Irina Dezhina is a Head of Division at the Institute for the World Economy and International Relations of the Russian Academy of Sciences, Moscow. She also teaches the course of “Modern Problems of Russian Science and Innovation Policy” at the State University – Higher School of Economics. Dezhina earned her candidate degree in science and technology policy studies in 1992 from the Institute of National Forecasting of the Russian Academy of Sciences, and doctorate degree – in 2007 from the Institute for the World Economy and International Relations of the Russian Academy of Sciences.
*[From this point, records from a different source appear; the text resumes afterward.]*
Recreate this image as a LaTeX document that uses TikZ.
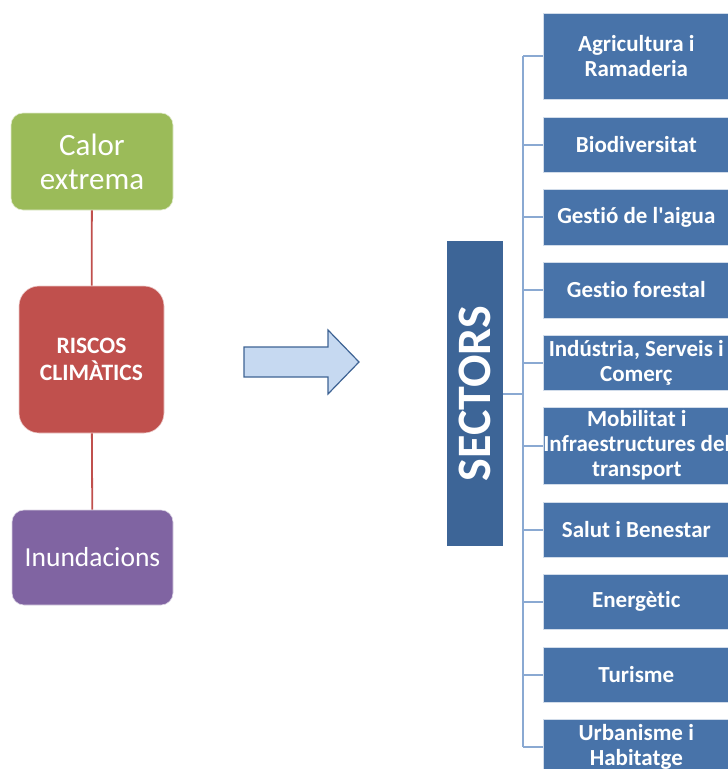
\documentclass[tikz,border=0pt]{standalone}
\usepackage{fontspec}
\setmainfont[Ligatures={TeX,NoCommon}]{Carlito}
\definecolor{cgreen}{HTML}{9BBB59}
\definecolor{cred}{HTML}{C0504D}
\definecolor{cpurple}{HTML}{8064A2}
\definecolor{secblue}{HTML}{4873A9}
\definecolor{secdark}{HTML}{3D6597}
\definecolor{busblue}{HTML}{8AA9D2}
\definecolor{arrfill}{HTML}{C6D9F1}
\definecolor{arrdraw}{HTML}{3E6394}
\begin{document}
\begin{tikzpicture}[x=1pt,y=-1pt,
  risk/.style={draw=white!70!#1, line width=0.6pt, fill=#1, text=white, align=center, inner sep=0pt},
  sec/.style={fill=secblue, draw=white!75!secblue, line width=0.6pt, text=white,
    font=\bfseries\fontsize{23}{25}\selectfont, align=center, minimum width=186pt, inner sep=0pt, anchor=west},
  redline/.style={draw=cred, line width=1.8pt},
  busline/.style={draw=busblue, line width=2pt}]
\useasboundingbox (0,0) rectangle (728,769);
\clip (0,0) rectangle (728,769);
% left column
\node[risk=cgreen, rounded corners=12pt, minimum width=162pt, minimum height=97pt,
  font=\fontsize{31}{34}\selectfont] (calor) at (92,161.5) {Calor\\extrema};
\node[risk=cred, rounded corners=20pt, minimum width=145pt, minimum height=147pt,
  font=\bfseries\fontsize{23.5}{27}\selectfont] (riscos) at (91.5,359.5) {RISCOS\\CLIMÀTICS};
\node[risk=cpurple, rounded corners=12pt, minimum width=161pt, minimum height=95pt,
  font=\fontsize{27.5}{34}\selectfont] (inund) at (92.5,557.5) {Inundacions};
\draw[redline] (calor) -- (riscos);
\draw[redline] (riscos) -- (inund);
% big arrow
\draw[fill=arrfill, draw=arrdraw, line width=1.2pt, line join=miter]
  (244,347) -- (328,347) -- (328,330) -- (359,362) -- (328,394) -- (328,377) -- (244,377) -- cycle;
% sectors
\node[fill=secdark, minimum width=56pt, minimum height=305pt, inner sep=0pt] (sectors) at (475,393.5) {};
\node[rotate=90, text=white, font=\bfseries\fontsize{48}{50}\selectfont] (sectxt) at (sectors.center) {SECTORS};
\node[sec, minimum height=86pt] (s1) at (543,56) {Agricultura i\\Ramaderia};
\node[sec, minimum height=55pt] (s2) at (543,144.5) {Biodiversitat};
\node[sec, minimum height=56pt] (s3) at (543,217) {Gestió de l\textquotesingle aigua};
\node[sec, minimum height=56pt] (s4) at (543,290) {Gestio forestal};
\node[sec, minimum height=55pt] (s5) at (543,362.5) {Indústria, Serveis i\\Comerç};
\node[sec, minimum height=77pt] (s6) at (543,445.5) {Mobilitat i\\Infraestructures del\\transport};
\node[sec, minimum height=55pt] (s7) at (543,529.5) {Salut i Benestar};
\node[sec, minimum height=55pt] (s8) at (543,601.5) {Energètic};
\node[sec, minimum height=55pt] (s9) at (543,674.5) {Turisme};
\node[sec, minimum height=55pt] (s10) at (543,746.5) {Urbanisme i\\Habitatge};
\coordinate (bus) at (523,394);
\draw[busline] (sectors.east |- bus) -- (bus);
\draw[busline] (s1.west -| bus) -- (s10.west -| bus);
\foreach \i in {1,...,10} {\draw[busline] (s\i.west -| bus) -- (s\i.west);}
\end{tikzpicture}
\end{document}
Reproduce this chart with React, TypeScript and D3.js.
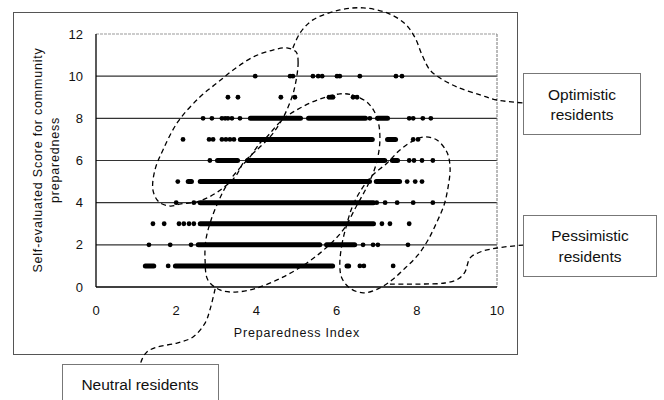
import * as d3 from "d3";

// score rows (y) and their readings of the preparedness index (x)
const scoreLevels = [1, 2, 3, 4, 5, 6, 7, 8, 9, 10];

// isolated respondents per score
const s1Points = [1.8, 6.58, 6.68, 7.41];
const s2Points = [1.32, 1.85, 2.37, 6.66, 6.91, 7.03, 7.78];
const s3Points = [1.42, 1.7, 2.07, 2.19, 2.32, 2.44, 7.13, 7.33, 7.81];
const s4Points = [2.0, 2.44, 7.0, 7.21, 7.51, 7.91, 8.4];
const s5Points = [2.04, 7.76, 7.96, 8.13];
const s6Points = [2.84, 7.81, 7.93, 8.13, 8.4];
const s7Points = [2.17, 2.82, 2.92, 3.14, 3.24, 3.34, 3.44, 7.91, 8.03];
const s8Points = [2.67, 2.89, 3.14, 3.22, 3.29, 3.39, 3.59, 6.83, 7.81, 7.91, 8.15, 8.35];
const s9Points = [3.29, 3.54, 4.61, 4.96, 5.81, 5.86, 5.91, 6.41, 6.51];
const s10Points = [3.97, 4.84, 4.91, 5.41, 5.54, 5.64, 6.01, 6.08, 6.58, 7.48, 7.63];

// stretches where markers overlap into a solid band [from, to]
const s1Runs = [[1.17, 1.5], [1.92, 5.96], [6.2, 6.36]];
const s2Runs = [[2.49, 5.64], [5.69, 6.51]];
const s3Runs = [[2.54, 6.98]];
const s4Runs = [[2.54, 6.98]];
const s5Runs = [[2.24, 2.44], [2.54, 6.88], [6.93, 7.63]];
const s6Runs = [[2.97, 3.59], [3.72, 7.26], [7.33, 7.58]];
const s7Runs = [[3.54, 6.95], [7.21, 7.53]];
const s8Runs = [[3.79, 5.16], [5.24, 6.78], [6.96, 7.33]];
const s9Runs: number[][] = [];
const s10Runs: number[][] = [];

const xTicks = [0, 2, 4, 6, 8, 10];
const yTicks = [0, 2, 4, 6, 8, 10, 12];

// annotation outlines, in data units
const optimisticLoop = [
  [4.99, 11.15], [5.04, 10.67], [4.94, 9.35], [4.76, 8.4], [4.59, 7.78], [4.34, 7.12],
  [4.01, 6.5], [3.67, 5.88], [3.49, 5.27], [3.17, 4.7], [2.82, 4.27], [2.49, 4.03],
  [2.12, 3.94], [1.85, 3.84], [1.57, 4.03], [1.42, 4.6], [1.47, 5.55], [1.67, 6.5],
  [2.04, 7.83], [2.59, 9.01], [3.02, 9.68], [3.42, 10.29], [3.92, 10.91], [4.41, 11.24],
  [4.76, 11.34],
];
const neutralLoop = [
  [6.08, 9.16], [6.38, 9.11], [6.78, 8.73], [7.01, 8.02], [7.08, 6.97], [6.98, 5.79],
  [6.78, 4.84], [6.51, 3.89], [6.16, 2.7], [5.76, 1.9], [5.26, 1.14], [4.66, 0.47],
  [4.01, -0.05], [3.47, -0.24], [3.09, -0.14], [2.79, 0.33], [2.72, 1.28], [2.74, 2.23],
  [2.87, 3.18], [3.07, 4.13], [3.29, 4.93], [3.59, 5.65], [3.84, 6.17], [4.09, 6.83],
  [4.26, 7.12], [4.64, 7.92], [5.09, 8.49], [5.59, 8.92],
];
const pessimisticLoop = [
  [6.08, 1.04], [6.13, 1.99], [6.23, 2.8], [6.38, 3.75], [6.58, 4.51], [6.88, 5.27],
  [7.26, 5.88], [7.58, 6.5], [7.91, 6.93], [8.2, 7.12], [8.5, 6.97], [8.75, 6.4],
  [8.83, 5.65], [8.78, 4.74], [8.68, 3.89], [8.5, 3.08], [8.28, 2.23], [8.03, 1.52],
  [7.71, 0.9], [7.38, 0.33], [7.03, -0.09], [6.66, -0.28], [6.33, -0.05], [6.13, 0.43],
];
const optimisticLeader = [
  [4.91, 11.34], [5.09, 12.05], [5.41, 12.67], [6.08, 13.14], [6.66, 13.24], [7.26, 13.0],
  [7.71, 12.48], [7.96, 11.81], [8.13, 11.01], [8.33, 10.29], [8.58, 9.91], [9.0, 9.49],
  [9.58, 9.11], [10.0, 8.87], [10.65, 8.73],
];
const neutralLeader = [
  [2.97, -0.09], [2.84, -1.09], [2.72, -1.71], [2.42, -2.37], [2.02, -2.66], [1.52, -2.85],
  [1.27, -3.08], [1.15, -3.42], [1.1, -3.7],
];
const pessimisticLeader = [
  [7.33, 0.14], [8.08, 0.14], [8.7, 0.19], [9.03, 0.38], [9.2, 0.71], [9.33, 1.38],
  [9.58, 1.66], [10.0, 1.85], [10.65, 1.99],
];

const W = 664;
const H = 400;
const font = "'Liberation Sans', Arial, sans-serif";

export default function App() {
  const x = d3.scaleLinear().domain([0, 10]).range([96, 497]);
  const y = d3.scaleLinear().domain([0, 12]).range([287, 34]);

  const pointRows = [s1Points, s2Points, s3Points, s4Points, s5Points, s6Points, s7Points, s8Points, s9Points, s10Points];
  const runRows = [s1Runs, s2Runs, s3Runs, s4Runs, s5Runs, s6Runs, s7Runs, s8Runs, s9Runs, s10Runs];

  const closed = d3.line().x((d) => x(d[0])).y((d) => y(d[1])).curve(d3.curveCatmullRomClosed);
  const open = d3.line().x((d) => x(d[0])).y((d) => y(d[1])).curve(d3.curveCatmullRom);

  const dash = { fill: "none", stroke: "#000", strokeWidth: 1.3, strokeDasharray: "5,3.5" };

  return (
    <div style={{ position: "absolute", left: 0, top: 0 }}>
      <svg width={W} height={H} style={{ display: "block", background: "#fff" }}>
        {/* outer chart frame */}
        <rect x={13.5} y={12.5} width={504} height={342} fill="none" stroke="#555" strokeWidth={1} />

        {/* gridlines */}
        {yTicks.filter((t) => t > 0).map((t) => (
          <line key={t} x1={x(0)} x2={x(10)} y1={y(t)} y2={y(t)}
            stroke={t === 12 ? "#999" : "#333"} strokeWidth={t === 12 ? 1 : 1.1}
            strokeDasharray={t === 12 ? "3,1" : undefined} />
        ))}
        <line x1={x(10)} x2={x(10)} y1={y(12)} y2={y(0)} stroke="#777" strokeWidth={1} strokeDasharray="3,1" />
        <line x1={x(0)} x2={x(0)} y1={y(12)} y2={y(0)} stroke="#000" strokeWidth={1.3} />
        <line x1={x(0)} x2={x(10)} y1={y(0)} y2={y(0)} stroke="#000" strokeWidth={1.3} />

        {/* dense bands */}
        {runRows.map((runs, i) =>
          runs.map((r, j) => (
            <line key={`r${i}-${j}`} x1={x(r[0]) + 2.4} x2={x(r[1]) - 2.4}
              y1={y(scoreLevels[i])} y2={y(scoreLevels[i])}
              stroke="#000" strokeWidth={5} strokeLinecap="round" />
          ))
        )}
        {/* single markers */}
        {pointRows.map((pts, i) =>
          pts.map((v, j) => (
            <circle key={`p${i}-${j}`} cx={x(v)} cy={y(scoreLevels[i])} r={2.4} fill="#000" />
          ))
        )}

        {/* axes labels */}
        {yTicks.map((t) => (
          <text key={t} x={83} y={y(t)} dy="0.35em" textAnchor="end" fontFamily={font} fontSize={13} fill="#111">{t}</text>
        ))}
        {xTicks.map((t) => (
          <text key={t} x={x(t)} y={310} dy="0.35em" textAnchor="middle" fontFamily={font} fontSize={13} fill="#111">{t}</text>
        ))}
        <text x={297} y={333} dy="0.35em" textAnchor="middle" fontFamily={font} fontSize={12.5} letterSpacing={0.8} fill="#111">
          Preparedness Index
        </text>
        <g transform="translate(38,160) rotate(-90)">
          <text x={0} y={0} dy="0.35em" textAnchor="middle" fontFamily={font} fontSize={12.5} letterSpacing={0.8} fill="#111">
            Self-evaluated Score for community
          </text>
          <text x={0} y={17} dy="0.35em" textAnchor="middle" fontFamily={font} fontSize={12.5} letterSpacing={0.8} fill="#111">
            preparedness
          </text>
        </g>

        {/* annotations */}
        <path d={closed(optimisticLoop as [number, number][]) ?? ""} {...dash} />
        <path d={closed(neutralLoop as [number, number][]) ?? ""} {...dash} />
        <path d={closed(pessimisticLoop as [number, number][]) ?? ""} {...dash} />
        <path d={open(optimisticLeader as [number, number][]) ?? ""} {...dash} />
        <path d={open(neutralLeader as [number, number][]) ?? ""} {...dash} />
        <path d={open(pessimisticLeader as [number, number][]) ?? ""} {...dash} />

        {/* callout boxes */}
        <rect x={523.5} y={73.5} width={117} height={61} fill="#fff" stroke="#777" strokeWidth={1} />
        <text x={582} y={95} dy="0.35em" textAnchor="middle" fontFamily={font} fontSize={15.5} fill="#111">Optimistic</text>
        <text x={582} y={115} dy="0.35em" textAnchor="middle" fontFamily={font} fontSize={15.5} fill="#111">residents</text>

        <rect x={523.5} y={215.5} width={133} height={61} fill="#fff" stroke="#777" strokeWidth={1} />
        <text x={590} y={236} dy="0.35em" textAnchor="middle" fontFamily={font} fontSize={15.5} fill="#111">Pessimistic</text>
        <text x={590} y={257} dy="0.35em" textAnchor="middle" fontFamily={font} fontSize={15.5} fill="#111">residents</text>

        <rect x={62.5} y={364.5} width={156} height={45} fill="#fff" stroke="#777" strokeWidth={1} />
        <text x={140} y={385} dy="0.35em" textAnchor="middle" fontFamily={font} fontSize={15.5} fill="#111">Neutral residents</text>
      </svg>
    </div>
  );
}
She was Senior Research Fellow at the Analytical Center on Science and Industrial Policy, a think tank for the Russian Ministry of Science and Technology Policy and State Committee on Industrial Policy (1993-1995). Dezhina was also a Fulbright Scholar at the MIT Program “Science, Technology, and Society” (1997), and worked as Science Policy Analyst at Stanford Research Institute International, Washington, DC, USA (1998-1999). For twelve years (1995-2007) she worked at the Institute for the Economy in Transition (Moscow), a Russian think-tank. She has served as a consultant for the World Bank, OECD, and New Eurasia Foundation, and the U.S. Civilian Research and Development Foundation (since 1999). Dezhina has more then 150 publications including 6 monographs.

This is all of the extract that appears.